Start of WORKING DATA

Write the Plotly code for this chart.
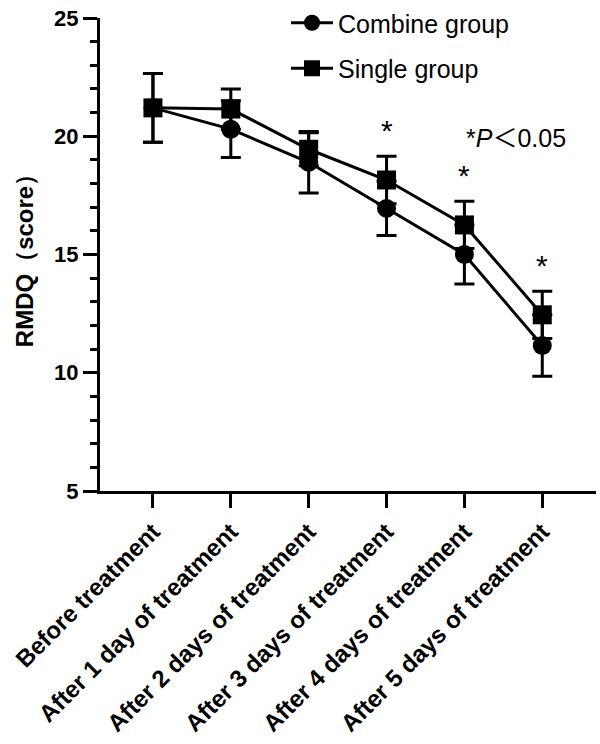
import plotly.graph_objects as go

categories = ["Before treatment", "After 1 day of treatment", "After 2 days of treatment",
              "After 3 days of treatment", "After 4 days of treatment", "After 5 days of treatment"]
combine_mean = [21.2, 20.3, 18.9, 16.95, 15.0, 11.15]
combine_err = [1.45, 1.2, 1.3, 1.15, 1.25, 1.3]
single_mean = [21.2, 21.15, 19.45, 18.15, 16.25, 12.45]
single_err = [1.45, 0.85, 0.7, 1.0, 1.0, 1.0]
sig_index = [3, 4, 5]
y_ticks = [5, 10, 15, 20, 25]

FONT = "Liberation Sans, Arial, sans-serif"
CJK = "Noto Sans CJK SC"

fig = go.Figure()
fig.add_trace(go.Scatter(
    x=categories, y=combine_mean, name="Combine group", legendgroup="a",
    mode="lines+markers",
    line=dict(color="black", width=3),
    marker=dict(symbol="circle", size=19, color="black"),
    error_y=dict(type="data", array=combine_err, visible=True, color="black", thickness=3, width=10),
    cliponaxis=False,
))
fig.add_trace(go.Scatter(
    x=categories, y=single_mean, name="Single group", legendgroup="b",
    mode="lines+markers",
    line=dict(color="black", width=3),
    marker=dict(symbol="square", size=19, color="black"),
    error_y=dict(type="data", array=single_err, visible=True, color="black", thickness=3, width=10),
    cliponaxis=False,
))

annotations = []
for i in sig_index:
    annotations.append(dict(
        x=categories[i], y=single_mean[i] + single_err[i], xref="x", yref="y",
        text="*", showarrow=False, yanchor="bottom", yshift=7,
        font=dict(family=FONT, size=30, color="black"),
    ))
annotations.append(dict(
    x=0.839, y=0.750, xref="paper", yref="paper",
    text="*<i>P</i><span style=\"font-family:'" + CJK + "'\">＜</span>0.05",
    showarrow=False, xanchor="center", yanchor="middle",
    font=dict(family=FONT, size=25, color="black"),
))

fig.update_layout(
    width=600, height=744,
    margin=dict(l=100, r=4, t=18, b=253, autoexpand=False),
    paper_bgcolor="white", plot_bgcolor="white",
    font=dict(family=FONT, color="black"),
    showlegend=True,
    legend=dict(
        x=0.375, y=1.038, xanchor="left", yanchor="top",
        font=dict(family=FONT, size=25, color="black"),
        bgcolor="rgba(0,0,0,0)", traceorder="grouped", tracegroupgap=10,
        itemwidth=42,
    ),
    annotations=annotations,
    xaxis=dict(
        type="category", range=[-0.68, 5.69],
        showline=True, linecolor="black", linewidth=3,
        ticks="outside", ticklen=14, tickwidth=3, tickcolor="black",
        tickangle=-45, showgrid=False, zeroline=False, ticklabeloverflow="allow",
        tickfont=dict(family=FONT, size=24, color="black", weight="bold"),
    ),
    yaxis=dict(
        range=[5, 25], tickvals=y_ticks,
        showline=True, linecolor="black", linewidth=3,
        ticks="outside", ticklen=14, tickwidth=3, tickcolor="black",
        showgrid=False, zeroline=False, ticklabeloverflow="allow",
        tickfont=dict(family=FONT, size=22, color="black", weight="bold"),
        minor=dict(dtick=1, ticks="outside", ticklen=7, tickwidth=3, tickcolor="black", showgrid=False),
        title=dict(text="RMDQ（score）", standoff=14,
                   font=dict(family=FONT, size=24, color="black", weight="bold")),
    ),
)

fig.write_html("out.html", config={"displayModeBar": False},
               post_script="document.body.style.margin='0';")
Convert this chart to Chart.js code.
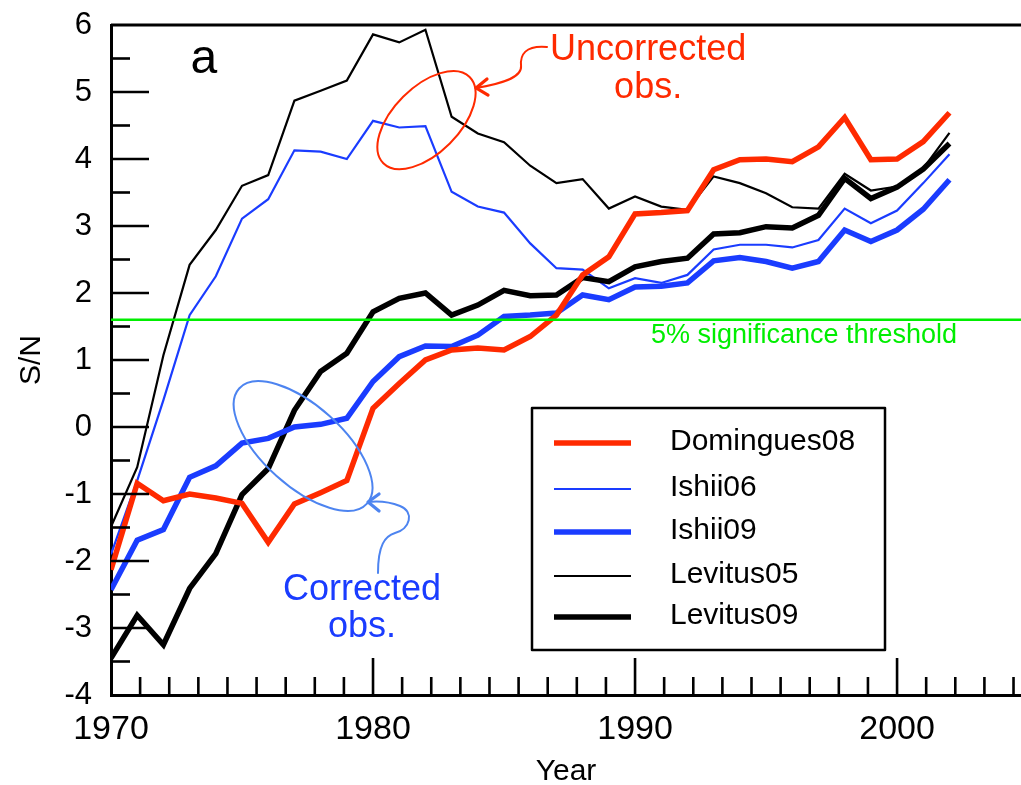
<!DOCTYPE html>
<html>
<head>
<meta charset="utf-8">
<script src="https://cdn.jsdelivr.net/npm/chart.js@4.4.1/dist/chart.umd.min.js"></script>
<style>
html,body{margin:0;padding:0;background:#fff;overflow:hidden}
#wrap{width:1021px;height:785px;position:relative}
</style>
</head>
<body>
<div id="wrap"><canvas id="c" width="1021" height="785"></canvas></div>
<script>
// ---- data ----
const years = [1970,1971,1972,1973,1974,1975,1976,1977,1978,1979,1980,1981,1982,1983,1984,1985,1986,1987,1988,1989,1990,1991,1992,1993,1994,1995,1996,1997,1998,1999,2000,2001,2002];
const domingues08 = [-2.13,-0.84,-1.10,-1.00,-1.06,-1.14,-1.72,-1.15,-0.98,-0.80, 0.28,0.65,1.00,1.15,1.18,1.15,1.35,1.67,2.27,2.54, 3.18,3.20,3.23,3.84,3.99,4.00,3.96,4.18,4.62,3.99, 4.00,4.26,4.69];
const ishii06 = [-1.90,-0.80,0.40,1.67,2.25,3.11,3.40,4.13,4.11,4.00, 4.57,4.47,4.49,3.51,3.29,3.20,2.74,2.37,2.35,2.07, 2.22,2.15,2.27,2.65,2.72,2.72,2.68,2.79,3.26,3.04, 3.23,3.64,4.07];
const ishii09 = [-2.43,-1.69,-1.53,-0.75,-0.58,-0.24,-0.17,0.00,0.04,0.13, 0.68,1.05,1.21,1.20,1.37,1.65,1.67,1.70,1.97,1.90, 2.09,2.10,2.15,2.48,2.53,2.47,2.37,2.47,2.94,2.77, 2.94,3.25,3.69];
const levitus05 = [-1.49,-0.60,1.07,2.42,2.94,3.60,3.76,4.87,5.02,5.17, 5.86,5.74,5.93,4.63,4.38,4.25,3.90,3.64,3.70,3.26, 3.44,3.29,3.24,3.74,3.64,3.49,3.28,3.26,3.78,3.53, 3.59,3.86,4.39];
const levitus09 = [-3.45,-2.81,-3.25,-2.41,-1.89,-1.01,-0.62,0.25,0.83,1.10, 1.72,1.92,2.00,1.67,1.82,2.04,1.96,1.97,2.23,2.17, 2.39,2.47,2.52,2.88,2.90,2.99,2.97,3.16,3.71,3.41, 3.58,3.85,4.23];
const threshold = 1.6;
const xTickLabels = [1970,1980,1990,2000];
const yTickLabels = [-4,-3,-2,-1,0,1,2,3,4,5,6];
const legendOrder = ['Domingues08','Ishii06','Ishii09','Levitus05','Levitus09'];

const X_MIN = 1970, X_MAX = 2004.73, Y_MIN = -4, Y_MAX = 6;
const RED = '#ff2a00', BLUE = '#1a3cff', GREEN = '#00ee00', BLACK = '#000000', LBLUE = '#4d84f0';
const FONT = '"Liberation Sans", Arial, Helvetica, sans-serif';
Chart.defaults.font.family = FONT;

const pts = arr => years.map((yr, i) => ({x: yr, y: arr[i]}));

// ---- decorations plugin (frame, inward ticks, legend, annotations) ----
const decor = {
  id: 'decor',
  afterDatasetsDraw(chart) {
    const {ctx, chartArea: a, scales: {x, y}} = chart;
    const P = (vx, vy) => [x.getPixelForValue(vx), y.getPixelForValue(vy)];
    ctx.save();
    // top frame line
    ctx.strokeStyle = BLACK; ctx.lineWidth = 3;
    ctx.beginPath(); ctx.moveTo(a.left, a.top); ctx.lineTo(a.right, a.top); ctx.stroke();
    // y ticks (inward)
    ctx.lineWidth = 2.6;
    for (let v = Y_MIN + 0.5; v < Y_MAX; v += 0.5) {
      const py = y.getPixelForValue(v);
      const len = Number.isInteger(v) ? 38 : 19;
      ctx.beginPath(); ctx.moveTo(a.left, py); ctx.lineTo(a.left + len, py); ctx.stroke();
    }
    // x ticks: 9 subdivisions per decade
    for (let k = 1; ; k++) {
      const v = X_MIN + k * 10 / 9;
      if (v > X_MAX) break;
      const px = x.getPixelForValue(v);
      const len = (k % 9 === 0) ? 37 : 18;
      ctx.beginPath(); ctx.moveTo(px, a.bottom); ctx.lineTo(px, a.bottom - len); ctx.stroke();
    }

    // threshold label
    ctx.fillStyle = GREEN; ctx.font = '27px ' + FONT; ctx.textAlign = 'center'; ctx.textBaseline = 'alphabetic';
    let p = P(1996.45, 1.254);
    ctx.fillText('5% significance threshold', p[0], p[1]);

    // panel letter
    ctx.fillStyle = BLACK; ctx.font = '48px ' + FONT;
    p = P(1973.54, 5.279); ctx.fillText('a', p[0], p[1]);

    // annotations text
    ctx.font = '36px ' + FONT;
    ctx.fillStyle = RED;
    p = P(1990.5, 5.478); ctx.fillText('Uncorrected', p[0], p[1]);
    p = P(1990.5, 4.906); ctx.fillText('obs.', p[0], p[1]);
    ctx.fillStyle = BLUE;
    p = P(1979.58, -2.582); ctx.fillText('Corrected', p[0], p[1]);
    p = P(1979.58, -3.130); ctx.fillText('obs.', p[0], p[1]);

    // ellipses
    const ell = (cx, cy, rx, ry, rot, col) => {
      const c = P(cx, cy);
      ctx.strokeStyle = col; ctx.lineWidth = 2;
      ctx.beginPath(); ctx.ellipse(c[0], c[1], rx, ry, rot, 0, Math.PI * 2); ctx.stroke();
    };
    ell(1982.04, 4.58, 61, 33, -Math.PI / 4, RED);
    ell(1977.33, -0.284, 86, 40, 42 * Math.PI / 180, LBLUE);

    // curved arrows
    const path = (col, segs, tip, arm1, arm2) => {
      ctx.strokeStyle = col; ctx.lineWidth = 2; ctx.lineCap = 'round'; ctx.lineJoin = 'round';
      ctx.beginPath();
      const s = P(segs[0][0], segs[0][1]); ctx.moveTo(s[0], s[1]);
      for (let i = 1; i < segs.length; i++) {
        const g = segs[i].map(q => P(q[0], q[1]));
        if (g.length === 3) ctx.bezierCurveTo(g[0][0], g[0][1], g[1][0], g[1][1], g[2][0], g[2][1]);
        else ctx.quadraticCurveTo(g[0][0], g[0][1], g[1][0], g[1][1]);
      }
      ctx.stroke();
      const t = P(tip[0], tip[1]), a1 = P(arm1[0], arm1[1]), a2 = P(arm2[0], arm2[1]);
      ctx.lineWidth = 3.2;
      ctx.beginPath(); ctx.moveTo(a1[0], a1[1]); ctx.lineTo(t[0], t[1]); ctx.lineTo(a2[0], a2[1]); ctx.stroke();
    };
    path(RED, [[1986.64, 5.672], [[1985.80, 5.701], [1985.61, 5.552], [1985.65, 5.388]], [[1985.69, 5.209], [1984.85, 5.119], [1983.93, 5.060]]],
         [1983.93, 5.060], [1984.35, 5.194], [1984.39, 4.955]);
    path(LBLUE, [[1980.19, -2.179], [[1980.19, -1.761], [1980.46, -1.627], [1980.84, -1.582]], [[1981.41, -1.522], [1981.60, -1.269], [1981.03, -1.179]], [[1980.46, -1.090], [1979.81, -1.119]]],
         [1979.81, -1.119], [1980.23, -1.0], [1980.23, -1.254]);

    // legend box
    const L = {left: 532, top: 408, right: 885, bottom: 650, x1: 554, x2: 631, tx: 670, rows: [443, 489, 532, 576, 617]};
    ctx.fillStyle = '#fff';
    ctx.fillRect(L.left, L.top, L.right - L.left, L.bottom - L.top);
    ctx.strokeStyle = BLACK; ctx.lineWidth = 2.5; ctx.lineCap = 'butt';
    ctx.strokeRect(L.left, L.top, L.right - L.left, L.bottom - L.top);
    ctx.font = '30px ' + FONT; ctx.textAlign = 'left'; ctx.textBaseline = 'middle';
    legendOrder.forEach((name, i) => {
      const ds = chart.data.datasets.find(d => d.label === name);
      const ry = L.rows[i];
      ctx.strokeStyle = ds.borderColor; ctx.lineWidth = ds.borderWidth;
      ctx.beginPath(); ctx.moveTo(L.x1, ry); ctx.lineTo(L.x2, ry); ctx.stroke();
      ctx.fillStyle = BLACK; ctx.fillText(name, L.tx, ry - 1);
    });
    ctx.restore();
  }
};

new Chart(document.getElementById('c'), {
  type: 'line',
  data: {
    datasets: [
      {label: 'threshold', data: [{x: X_MIN, y: threshold}, {x: X_MAX, y: threshold}], borderColor: GREEN, borderWidth: 2.6, order: 0},
      {label: 'Domingues08', data: pts(domingues08), borderColor: RED, borderWidth: 5.5, order: 1},
      {label: 'Ishii09', data: pts(ishii09), borderColor: BLUE, borderWidth: 5.5, order: 2},
      {label: 'Levitus09', data: pts(levitus09), borderColor: BLACK, borderWidth: 5.5, order: 3},
      {label: 'Ishii06', data: pts(ishii06), borderColor: BLUE, borderWidth: 2.2, order: 4},
      {label: 'Levitus05', data: pts(levitus05), borderColor: BLACK, borderWidth: 2.2, order: 5}
    ]
  },
  options: {
    responsive: false,
    animation: false,
    layout: {padding: {top: 25, left: 0, right: 0, bottom: 0}},
    elements: {point: {radius: 0}, line: {tension: 0, fill: false}},
    plugins: {legend: {display: false}, tooltip: {enabled: false}},
    scales: {
      x: {
        type: 'linear', min: X_MIN, max: X_MAX,
        afterBuildTicks: s => { s.ticks = xTickLabels.map(v => ({value: v})); },
        afterFit: s => { s.height = 90; s.paddingLeft = 0; s.paddingRight = 0; },
        grid: {display: false, drawTicks: false},
        border: {display: true, color: BLACK, width: 3},
        ticks: {color: BLACK, font: {size: 34}, padding: 14, maxRotation: 0, autoSkip: false, callback: v => String(v)},
        title: {display: true, text: 'Year', color: BLACK, font: {size: 30, lineHeight: 1}, padding: {top: 0, bottom: -2}}
      },
      y: {
        type: 'linear', min: Y_MIN, max: Y_MAX,
        afterBuildTicks: s => { s.ticks = yTickLabels.map(v => ({value: v})); },
        afterFit: s => { s.width = 111; s.paddingTop = 0; s.paddingBottom = 0; },
        grid: {display: false, drawTicks: false},
        border: {display: true, color: BLACK, width: 3},
        ticks: {color: BLACK, font: {size: 31}, padding: 19, autoSkip: false, callback: v => String(v)},
        title: {display: true, text: 'S/N', color: BLACK, font: {size: 30, lineHeight: 1}, padding: {top: 17, bottom: 0}}
      }
    }
  },
  plugins: [decor]
});
</script>
</body>
</html>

End of WORKING DATA

- [WHAT TO PRODUCE]: From the data above, show each line that contains "code".

- [EXERCISE SOLUTION]:
Write the Plotly code for this chart.
Convert this chart to Chart.js code.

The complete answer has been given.